The morphological variables utilized in this study were image textural features, assessed through probability-density functions on GLCM. These features were extracted from leaf images obtained through an image acquisition system and subsequently transferred to a computer for in-depth analysis.

Furthermore, the utilization of GA as a metaheuristic optimization technique proved instrumental in enhancing the predictive capability of the machine learning model for plant stress detection. This improvement was evident from the significant decrease in MSE values, while a remarkable increase in R2 values. The successful integration of GA optimization resulted in the development of an efficient machine learning approach, proficient in utilizing variables derived from the image processing technique to accurately predict and identify severe levels of abiotic stresses in cucumber plants. It should be noted that considering the size of the dataset investigated in this work, it was not possible to utilize deep learning for the prediction of stresses. Therefore, ANN, as a base regression model optimized by GA was used for the prediction.
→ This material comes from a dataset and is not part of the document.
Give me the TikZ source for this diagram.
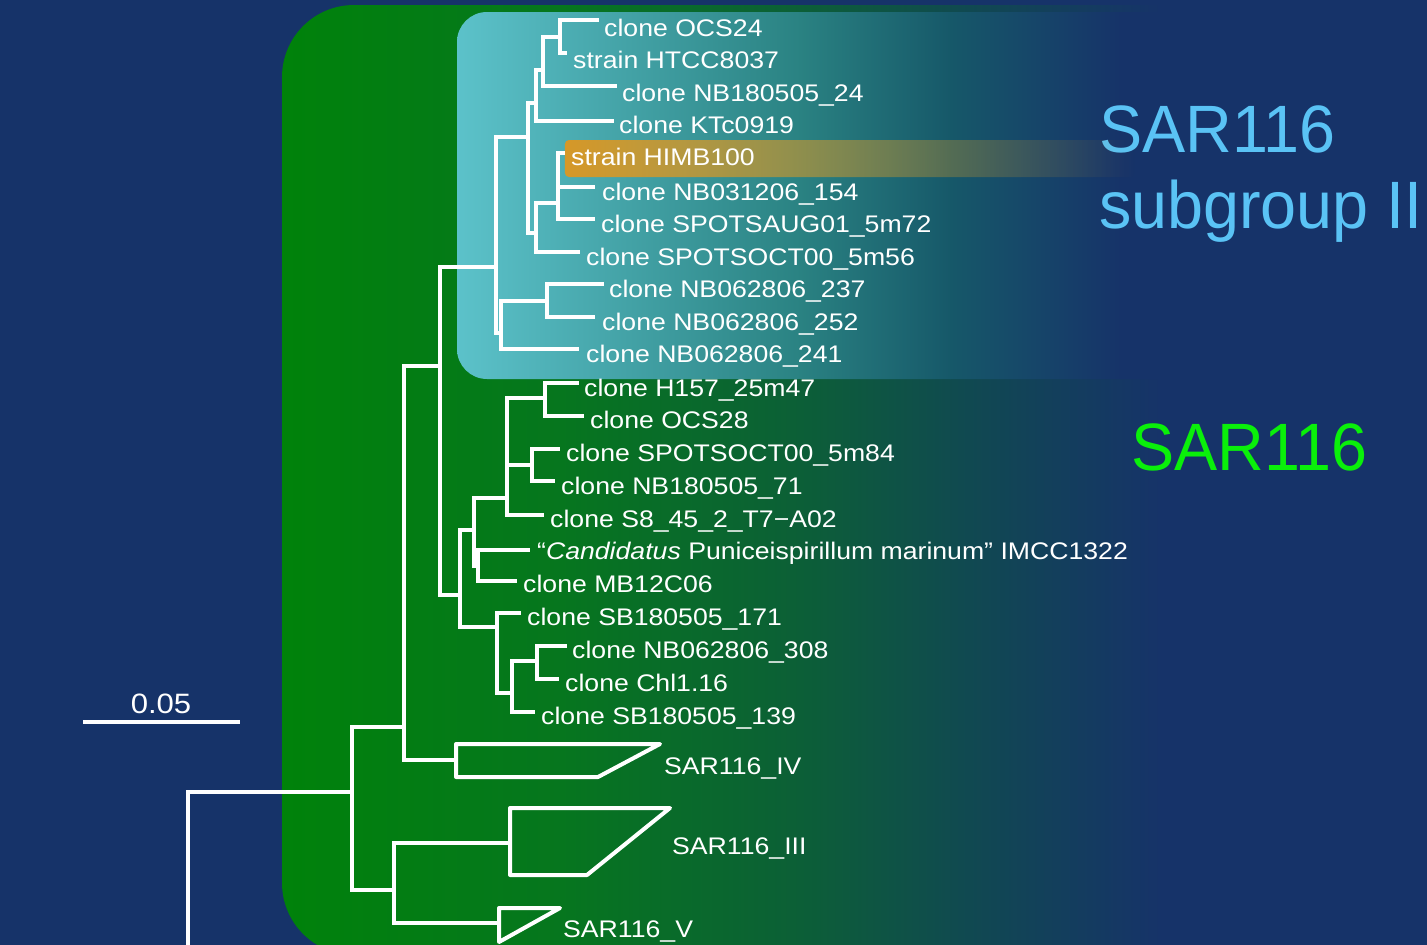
\documentclass[tikz,border=0pt]{standalone}
\usepackage{fontspec}
\setmainfont{Liberation Sans}
\newfontfamily\labfont[FakeStretch=1.11]{Liberation Sans}
\newfontfamily\bigfont[FakeStretch=0.965]{Liberation Sans}
\usetikzlibrary{fadings}
\definecolor{bgblue}{RGB}{22,51,105}
\definecolor{g0}{RGB}{0,130,10}
\definecolor{g1}{RGB}{6,118,30}
\definecolor{g2}{RGB}{12,95,55}
\definecolor{g3}{RGB}{16,74,80}
\definecolor{c0}{RGB}{92,194,202}
\definecolor{c1}{RGB}{42,130,130}
\definecolor{c2}{RGB}{22,88,105}
\definecolor{orangeb}{RGB}{214,152,40}
\definecolor{subblue}{RGB}{90,195,245}
\definecolor{brightgreen}{RGB}{10,240,10}
\tikzfading[name=fadeR, left color=transparent!0, right color=transparent!100]
\tikzset{
  br/.style={draw=white, line width=4.6pt, line cap=rect, line join=miter},
  clade/.style={draw=white, line width=4pt, line join=round},
  lab/.style={font=\labfont\fontsize{24}{28}\selectfont, text=white, inner sep=0pt, anchor=base west},
  sub/.style={font=\bigfont\fontsize{67}{76}\selectfont, text=subblue, inner sep=0pt, anchor=base west}
}
\begin{document}
\begin{tikzpicture}[x=1pt,y=-1pt]
\useasboundingbox (0,0) rectangle (1427,945);
\fill[bgblue] (0,0) rectangle (1427,945);
% SAR116 box
\begin{scope}
\clip[rounded corners=72pt] (282,5) rectangle (1500,955);
\shade[left color=g0, right color=g1] (281,0) rectangle (561,960);
\shade[left color=g1, right color=g2] (560,0) rectangle (801,960);
\shade[left color=g2, right color=g3] (800,0) rectangle (961,960);
\shade[left color=g3, right color=bgblue] (960,0) rectangle (1161,960);
\fill[bgblue] (1160,0) rectangle (1500,960);
\end{scope}
% subgroup II box
\begin{scope}
\clip[rounded corners=30pt] (457,12) rectangle (1500,379);
\shade[left color=c0, right color=c1] (456,0) rectangle (801,400);
\shade[left color=c1, right color=c2] (800,0) rectangle (951,400);
\shade[left color=c2, right color=bgblue] (950,0) rectangle (1121,400);
\fill[bgblue] (1120,0) rectangle (1500,400);
\end{scope}
% group labels
\node[sub] (sg1) at (1099,152) {SAR116};
\node[sub] (sg2) at (1099,228) {subgroup II};
\node[sub, text=brightgreen] (sg3) at (1131,470) {SAR116};
% highlight band
\fill[orangeb, path fading=fadeR, rounded corners=4pt] (565,140) rectangle (1135,177);
% scale bar
\coordinate (sb1) at (83,722);
\coordinate (sb2) at (240,722);
\draw[white, line width=4.6pt] (sb1) -- (sb2);
\node[font=\labfont\fontsize{28}{32}\selectfont, text=white, inner sep=0pt, anchor=base] (sbl) at (161,713) {0.05};
% internal nodes
\coordinate (R) at (188,792);
\coordinate (Rb) at (188,950);
\coordinate (Na) at (352,792);
\coordinate (Nb) at (404,727);
\coordinate (Nc) at (394,890);
\coordinate (N11) at (440,366);
\coordinate (IV) at (456,760);
\coordinate (III) at (510,843);
\coordinate (V) at (499,923);
\coordinate (N8) at (496,267);
\coordinate (N15) at (460,595);
\coordinate (N4) at (528,137);
\coordinate (N9) at (501,333);
\coordinate (N3) at (536,103);
\coordinate (N5) at (536,233);
\coordinate (N2) at (543,70);
\coordinate (N1) at (560,37);
\coordinate (N6) at (558,203);
\coordinate (N10) at (547,301);
\coordinate (N13) at (474,530);
\coordinate (N19) at (497,627);
\coordinate (N16) at (507,498);
\coordinate (N14) at (478,566);
\coordinate (N17) at (545,398);
\coordinate (N18) at (532,465);
\coordinate (N20) at (512,693);
\coordinate (N21) at (537,661);
% tips
\coordinate (t1) at (597,20);
\coordinate (t2) at (565,53);
\coordinate (t3) at (615,86);
\coordinate (t4) at (612,121);
\coordinate (t5) at (563,153);
\coordinate (t6) at (593,187);
\coordinate (t7) at (593,219);
\coordinate (t8) at (578,252);
\coordinate (t9) at (602,284);
\coordinate (t10) at (593,317);
\coordinate (t11) at (577,349);
\coordinate (t12) at (577,383);
\coordinate (t13) at (582,416);
\coordinate (t14) at (558,449);
\coordinate (t15) at (553,481);
\coordinate (t16) at (542,515);
\coordinate (t17) at (528,550);
\coordinate (t18) at (515,581);
\coordinate (t19) at (519,613);
\coordinate (t20) at (565,646);
\coordinate (t21) at (557,679);
\coordinate (t22) at (533,712);
% branches
\draw[br] (R) -- (Rb);
\draw[br] (R) |- (Na);
\draw[br] (Na) |- (Nb);
\draw[br] (Na) |- (Nc);
\draw[br] (Nb) |- (N11);
\draw[br] (Nb) |- (IV);
\draw[br] (Nc) |- (III);
\draw[br] (Nc) |- (V);
\draw[br] (N11) |- (N8);
\draw[br] (N11) |- (N15);
\draw[br] (N8) |- (N4);
\draw[br] (N8) |- (N9);
\draw[br] (N4) |- (N3);
\draw[br] (N4) |- (N5);
\draw[br] (N3) |- (N2);
\draw[br] (N3) |- (t4);
\draw[br] (N2) |- (N1);
\draw[br] (N2) |- (t3);
\draw[br] (N1) |- (t1);
\draw[br] (N1) |- (t2);
\draw[br] (N5) |- (N6);
\draw[br] (N5) |- (t8);
\draw[br] (N6) |- (t5);
\draw[br] (N6) |- (t6);
\draw[br] (N6) |- (t7);
\draw[br] (N9) |- (N10);
\draw[br] (N9) |- (t11);
\draw[br] (N10) |- (t9);
\draw[br] (N10) |- (t10);
\draw[br] (N15) |- (N13);
\draw[br] (N15) |- (N19);
\draw[br] (N13) |- (N16);
\draw[br] (N13) |- (N14);
\draw[br] (N16) |- (N17);
\draw[br] (N16) |- (N18);
\draw[br] (N16) |- (t16);
\draw[br] (N17) |- (t12);
\draw[br] (N17) |- (t13);
\draw[br] (N18) |- (t14);
\draw[br] (N18) |- (t15);
\draw[br] (N14) |- (t17);
\draw[br] (N14) |- (t18);
\draw[br] (N19) |- (t19);
\draw[br] (N19) |- (N20);
\draw[br] (N20) |- (N21);
\draw[br] (N20) |- (t22);
\draw[br] (N21) |- (t20);
\draw[br] (N21) |- (t21);
% collapsed clades
\draw[clade] (456,744) -- (660,744) -- (598,777) -- (456,777) -- cycle;
\draw[clade] (510,808) -- (670,808) -- (587,875) -- (510,875) -- cycle;
\draw[clade] (499,908) -- (560,908) -- (499,942) -- cycle;
% leaf labels
\node[lab] (l1) at (604,36.5) {clone OCS24};
\node[lab] (l2) at (573,68.5) {strain HTCC8037};
\node[lab] (l3) at (622,101.5) {clone NB180505\_24};
\node[lab] (l4) at (619,133.5) {clone KTc0919};
\node[lab] (l5) at (571,165.5) {strain HIMB100};
\node[lab] (l6) at (602,200.5) {clone NB031206\_154};
\node[lab] (l7) at (601,232.5) {clone SPOTSAUG01\_5m72};
\node[lab] (l8) at (586,265.5) {clone SPOTSOCT00\_5m56};
\node[lab] (l9) at (609,297.5) {clone NB062806\_237};
\node[lab] (l10) at (602,330.5) {clone NB062806\_252};
\node[lab] (l11) at (586,362.5) {clone NB062806\_241};
\node[lab] (l12) at (584,396.5) {clone H157\_25m47};
\node[lab] (l13) at (590,428.5) {clone OCS28};
\node[lab] (l14) at (566,461.5) {clone SPOTSOCT00\_5m84};
\node[lab] (l15) at (561,494.5) {clone NB180505\_71};
\node[lab] (l16) at (550,527.5) {clone S8\_45\_2\_T7−A02};
\node[lab] (l17) at (537,559.5) {“\textit{Candidatus} Puniceispirillum marinum” IMCC1322};
\node[lab] (l18) at (523,592.5) {clone MB12C06};
\node[lab] (l19) at (527,625.5) {clone SB180505\_171};
\node[lab] (l20) at (572,658.5) {clone NB062806\_308};
\node[lab] (l21) at (565,691.5) {clone Chl1.16};
\node[lab] (l22) at (541,724.5) {clone SB180505\_139};
\node[lab] (l23) at (664,774.5) {SAR116\_IV};
\node[lab] (l24) at (672,854.5) {SAR116\_III};
\node[lab] (l25) at (563,937.5) {SAR116\_V};
\end{tikzpicture}
\end{document}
In the context of other morphological attributes, such as plant height, shoot weight, and root weight, that were not considered in this study; while these traits generally showed susceptibility to increasing stress severity, they did not demonstrate specificity in terms of stress type. This aligns with findings from earlier studies [1, 21, 22] which highlighted that these traits’ responses to stress were not unique to stress types and did not offer reliable discrimination between different types of stressors. Therefore, the use of image textural features as the only morphological features of the plants exerted acceptable results in predicting the outputs, i.e., type and severity of the stress.

4 Conclusions

An effort to introduce a promising image processing-based method to detect the type and severity of two main abiotic stresses, i.e., salinity and drought, in cucumber plants is reported in this paper. Treatments were selected in levels to apply a range of mild to rather severe stress conditions. The performance assessment of image-processing-based morphological traits showed that training these features to a machine such as ANN can identify the stress in the plants with acceptable efficiency. ANN, equipped with GA as an intricate evolutionary optimization technique can increase the MSE and R2 values of the prediction up to 0.092 and 0.74, respectively. Due to the fact that the machine was capable of performing a reliable stress prediction within a short period after applying the stress, the proposed technique can be utilized for the early detection of abiotic stresses in cucumber plants.

Although physiological and biochemical features of plants such as enzymatic activities and microRNA regulation might provide us with higher prediction performance, they all require expensive laboratory equipment and time-consuming protocols [23].